Your Chief Information Security Officer will soon need more clout

If consumers weren’t skittish enough, Home Depot recently joined the rapidly lengthening list of big box retailers experiencing sometimes prolonged data breaches: Albertson’s, Dairy Queen, The UPS Store, Sally Beauty, Target, Michael’s, Neiman Marcus, P.F. Chang’s and SuperValu.

More than a few Chief Information Security Officers (CISO) must be nervous. In fact, it may be forcing corporations who do not have a CISO to rethink that strategy. Often the CISO position is folded in with or serves under the Chief Information Officer (CIO) or even, if the CIO reports to the Chief Financial Officer (CFO), as is the case in some organizations, two layers under the seat of power.
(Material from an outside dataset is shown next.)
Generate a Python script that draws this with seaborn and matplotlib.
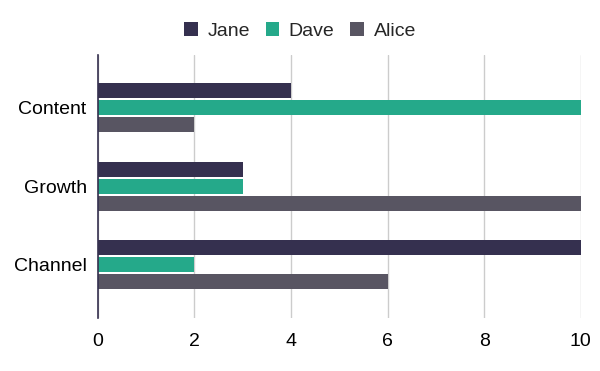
import matplotlib
matplotlib.use("Agg")
import matplotlib.pyplot as plt
import seaborn as sns
import pandas as pd

categories = ["Content", "Growth", "Channel"]
people = ["Jane", "Dave", "Alice"]
jane = [4, 3, 10]
dave = [10, 3, 2]
alice = [2, 10, 6]
colors = ["#35304f", "#25a98a", "#585562"]

df = pd.DataFrame({
    "category": categories * 3,
    "person": [p for p in people for _ in categories],
    "value": jane + dave + alice,
})

sns.set_style("white")
plt.rcParams["font.family"] = ["Liberation Sans", "DejaVu Sans"]

fig = plt.figure(figsize=(6, 3.71), dpi=100)
ax = fig.add_axes([0.163, 0.143, 0.805, 0.709])

sns.barplot(data=df, y="category", x="value", hue="person", order=categories,
            hue_order=people, palette=colors, width=0.65, gap=0.12,
            orient="h", ax=ax, saturation=1, linewidth=0)

ax.set_xlim(0, 10)
ax.set_ylim(2.675, -0.675)
ax.set_xticks([0, 2, 4, 6, 8, 10])
ax.grid(axis="x", color="#cccccc", linewidth=1)
ax.set_axisbelow(True)
for s in ["top", "right", "bottom"]:
    ax.spines[s].set_visible(False)
ax.spines["left"].set_color("#35304f")
ax.spines["left"].set_linewidth(1.2)
ax.tick_params(axis="both", length=0, labelsize=14, colors="black")
ax.tick_params(axis="x", pad=11)
ax.tick_params(axis="y", pad=8)
ax.set_xlabel("")
ax.set_ylabel("")

handles, labels = ax.get_legend_handles_labels()
ax.get_legend().remove()
fig.legend(handles, labels, loc="center", bbox_to_anchor=(0.5, 0.916),
           ncol=3, frameon=False, fontsize=14, handlelength=0.7,
           handleheight=0.7, handletextpad=0.5, columnspacing=0.8)

fig.savefig("out.png", dpi=100)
So, the person charged with security risk management may not have the authority to get things done.

online security

With the recent spate of high profile data breaches, translating the message up the chain or even the perception that the CISO’s job is not important enough to be a direct report may not cut it anymore. Shareholders and customers want answers.
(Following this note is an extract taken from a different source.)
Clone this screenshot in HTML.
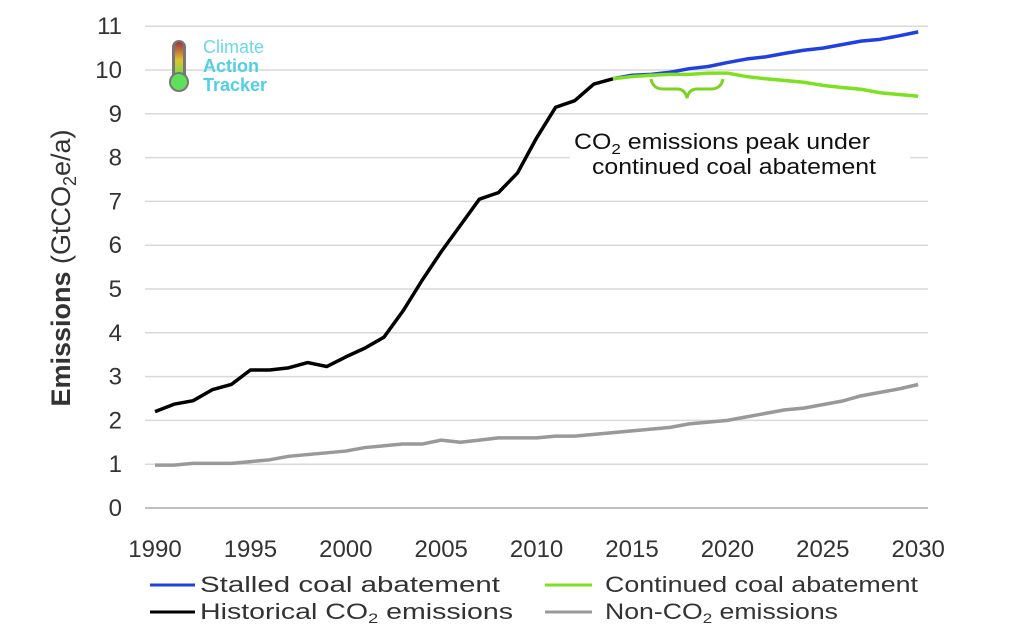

Consumers also are flocking to convenient online sites, where they have few other choices than to use a credit or debit card.

Data breaches, whether prolonged or short lived, especially those that compromise customer information, are black eyes that eventually will force consumers to keep their credit and debit cards at home. Having the man or woman in charge of mitigating IT risk fairly far down the food chain doesn’t look good, no matter whose ear he or she may have.